Backfilling Empty Apartments May Be a Problem When Moratoriums Expire

Landlords will move to evict non paying residents once the moratoriums expire.

Even if it is extended past June 30, the Centers for Disease Control and Prevention’s eviction moratorium will eventually expire. And, so will the other state and local eviction moratoriums around the country.

Once the basis for the moratoriums is gone, Andrew Rosenberg, a partner at Cassin & Cassin LLP, thinks landlords will start proceeding to enforce the default notices that they may have sent during the pandemic. While evictions were banned, default notices weren’t.

“Once this burns off, and landlords are able to then move forward as they had in the past, I think you will see increased eviction proceedings,” Rosenberg says. “To the extent possible, they’ll potentially try and work things out with tenants, but they have mortgages and they have taxes. If people aren’t going to pay, they’re going to start to want their space back now that they can exercise, whatever the limited remedies they have are.”

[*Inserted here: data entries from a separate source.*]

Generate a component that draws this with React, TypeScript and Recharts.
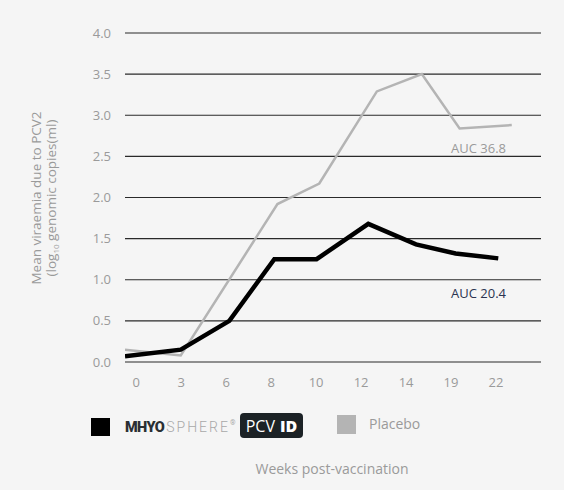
import { LineChart, Line, XAxis, YAxis, CartesianGrid } from 'recharts';

// x positions are in "tick slot" units (0 = first week tick, 1 = second ...)
const weekLabels = ['0', '3', '6', '8', '10', '12', '14', '19', '22'];
const yTicks = [0, 0.5, 1, 1.5, 2, 2.5, 3, 3.5, 4];

const vaccinePos = [-0.25, 0.99, 2.07, 3.07, 4.01, 5.16, 6.22, 7.1, 8.05];
const vaccineVals = [0.07, 0.15, 0.5, 1.25, 1.25, 1.68, 1.43, 1.32, 1.26];

const placeboPos = [-0.25, 0.99, 3.14, 4.07, 5.35, 6.35, 7.19, 8.35];
const placeboVals = [0.15, 0.08, 1.92, 2.17, 3.29, 3.5, 2.84, 2.88];

const vaccineData = vaccinePos.map((x, i) => ({ x, y: vaccineVals[i] }));
const placeboData = placeboPos.map((x, i) => ({ x, y: placeboVals[i] }));

const font = '"Open Sans", "Noto Sans", sans-serif';
const grey = '#9a9a9a';

function App() {
    return (
        <div style={{ position: 'relative', width: 564, height: 490, background: '#f5f5f5', fontFamily: font }}>
            <style>{'body{margin:0;background:#f5f5f5}'}</style>
            <LineChart
                width={564}
                height={490}
                margin={{ top: 33, right: 23, bottom: 98, left: 65 }}
            >
                <CartesianGrid vertical={false} stroke="#2a2a2a" strokeWidth={1.2} />
                <XAxis
                    dataKey="x"
                    type="number"
                    domain={[-0.25, 9]}
                    ticks={weekLabels.map((_, i) => i)}
                    tickFormatter={(v: number) => weekLabels[v] ?? ''}
                    axisLine={false}
                    tickLine={false}
                    tickSize={0}
                    tickMargin={16}
                    height={30}
                    allowDataOverflow
                    tick={{ fill: grey, fontSize: 13, fontFamily: font }}
                />
                <YAxis
                    type="number"
                    domain={[0, 4]}
                    ticks={yTicks}
                    tickFormatter={(v: number) => v.toFixed(1)}
                    axisLine={false}
                    tickLine={false}
                    tickSize={0}
                    tickMargin={14}
                    width={60}
                    tick={{ fill: grey, fontSize: 13, fontFamily: font }}
                />
                <Line
                    data={placeboData}
                    dataKey="y"
                    type="linear"
                    stroke="#b4b4b4"
                    strokeWidth={2.5}
                    dot={false}
                    isAnimationActive={false}
                />
                <Line
                    data={vaccineData}
                    dataKey="y"
                    type="linear"
                    stroke="#000000"
                    strokeWidth={4.5}
                    strokeLinejoin="miter"
                    dot={false}
                    isAnimationActive={false}
                />
            </LineChart>

            {/* y axis title */}
            <div style={{
                position: 'absolute', left: 46, top: 198, transform: 'translate(-50%, -50%) rotate(-90deg)',
                whiteSpace: 'nowrap', textAlign: 'center', color: grey, fontSize: 13.5, lineHeight: '15px'
            }}>
                Mean viraemia due to PCV2<br />
                (log<sub style={{ fontSize: 8 }}>10</sub> genomic copies(ml)
            </div>

            <div style={{ position: 'absolute', left: 451, top: 139, color: grey, fontSize: 13 }}>AUC 36.8</div>
            <div style={{ position: 'absolute', left: 451, top: 284, color: '#2b3450', fontSize: 13 }}>AUC 20.4</div>

            {/* legend */}
            <div style={{ position: 'absolute', left: 91, top: 418, width: 19, height: 18, background: '#000' }} />
            <div style={{ position: 'absolute', left: 125, top: 416, height: 22, display: 'flex', alignItems: 'center', fontFamily: 'Roboto, sans-serif' }}>
                <span style={{ fontWeight: 900, fontSize: 14.5, color: '#2a2f33', letterSpacing: -0.6 }}>MHYO</span>
                <span style={{ fontWeight: 300, fontSize: 14, color: '#a8a8a8', letterSpacing: 2, marginLeft: 2 }}>SPHERE</span>
                <span style={{ fontSize: 7, color: '#a8a8a8', alignSelf: 'flex-start', marginTop: 3 }}>®</span>
            </div>
            <div style={{
                position: 'absolute', left: 240, top: 413, width: 63, height: 25, background: '#1c2226', borderRadius: 4,
                color: '#fff', fontSize: 16, display: 'flex', alignItems: 'center', justifyContent: 'center', gap: 5
            }}>
                <span>PCV</span><span style={{ fontWeight: 800 }}>ID</span>
            </div>
            <div style={{ position: 'absolute', left: 337, top: 415, width: 19, height: 19, background: '#b4b4b4' }} />
            <div style={{ position: 'absolute', left: 369, top: 414, color: grey, fontSize: 14 }}>Placebo</div>

            <div style={{ position: 'absolute', left: 0, width: 564, top: 459, textAlign: 'center', paddingLeft: 100, boxSizing: 'border-box', color: grey, fontSize: 14 }}>
                Weeks post-vaccination
            </div>
        </div>
    );
}

export default App;
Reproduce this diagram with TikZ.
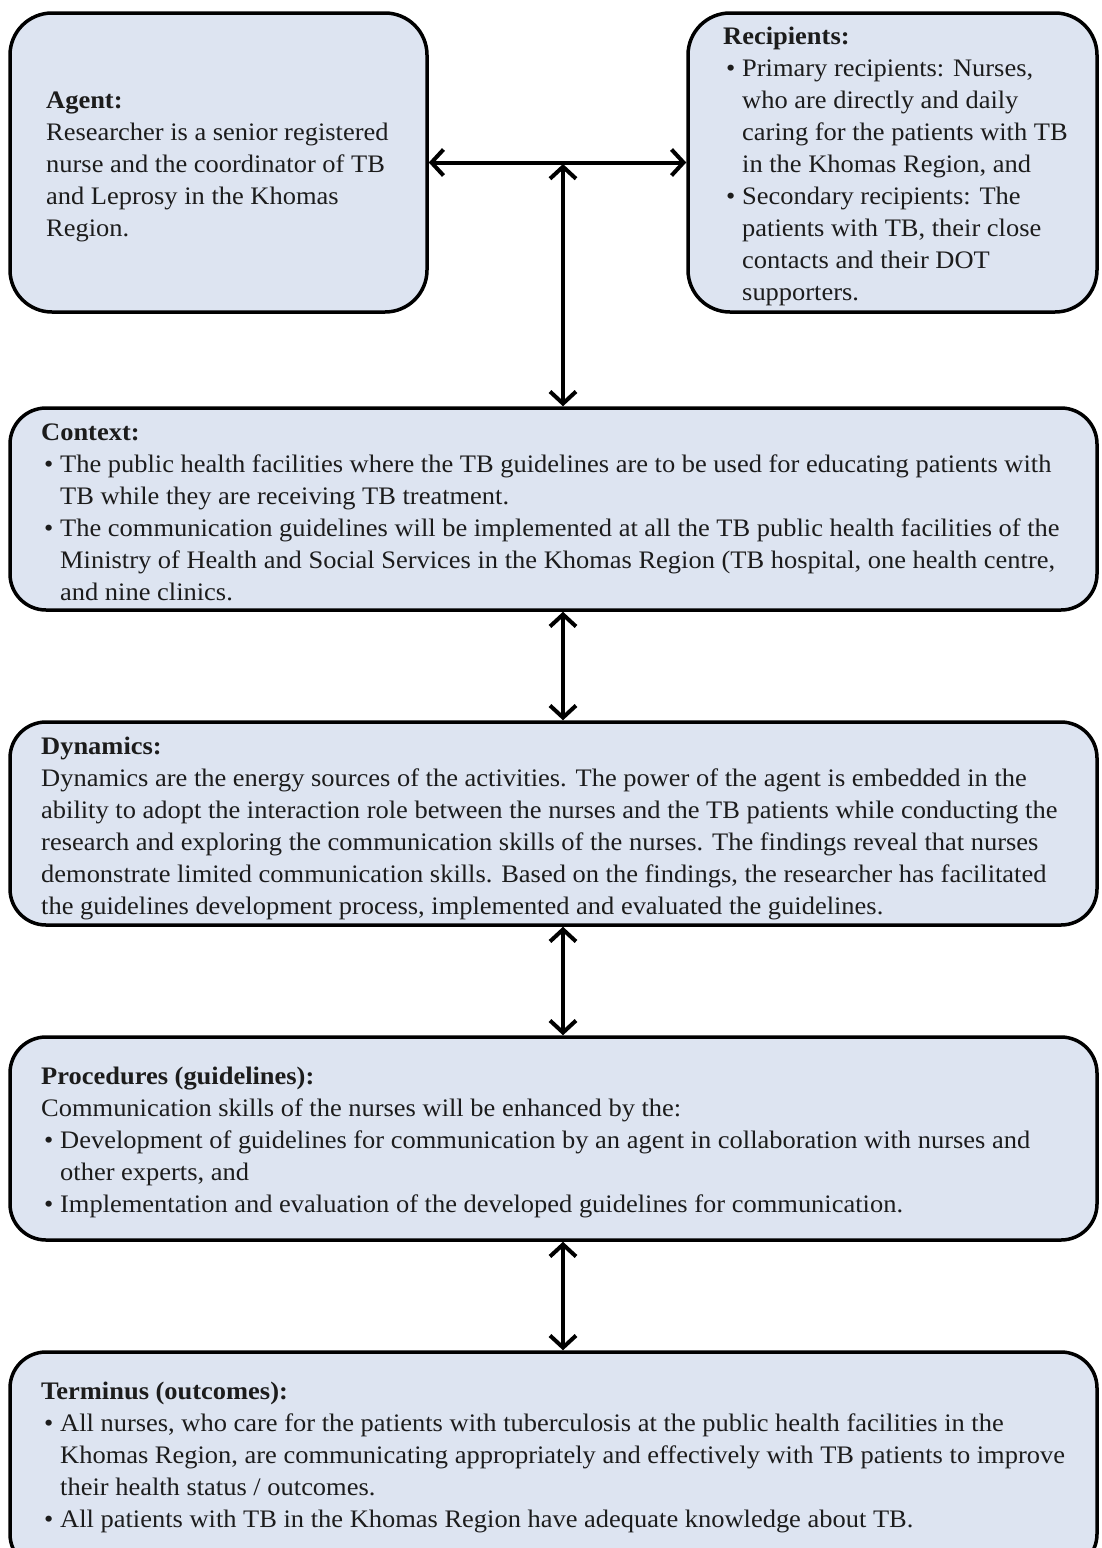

Rosenberg predicts that the eviction moratoriums will burn off in the fall. “Then, we’ll be done,” he says.

Finding people to fill those apartments where residents were evicted may be easier said than done in some markets. “New York has problems other than COVID problems based on the general state of the city,,” Rosenberg says.  “So I think some of the apartments might stay vacant.”

Rosenberg says higher-end units could be harder to fill, but the workforce or more affordable apartments should have plenty of demand

“I think those apartments will be rentable because, especially in a city like New York, which is where most of my focus is,” Rosenberg says. “You’re always going to have people in need of that. Regular working-class people that live in New York are always going to need a place to live.”

With rents lower than before the pandemic in the city, Rosenberg thinks landlords will have an easier time filling apartments.

“I think there is an opportunity for some people who couldn’t otherwise afford to live here to get an apartment,” Rosenberg says. “I think you’ll have some vacancies, but I wouldn’t expect that you’re going to have Armageddon because of the CDC moratorium wearing off.”

Some landlords have also worked out payment plans with their tenants.

“If everybody is trying to be reasonable, I think that the best thing for both parties is to try and make a deal rather than to throw the tenant out,” Rosenberg says. “The tenant that is paying something in hand, unless it’s a completely unreasonable and unworkable amount, is better than no tenant.”

Still, apartment owners have it easier than some others in CRE.

“In residential, you generally re-let faster than in the commercial space, but there’s still downtime,” Rosenberg says. “There is still a cost to re-let that apartment. It’s better to work with the tenant you have if there’s a willingness to be reasonable.”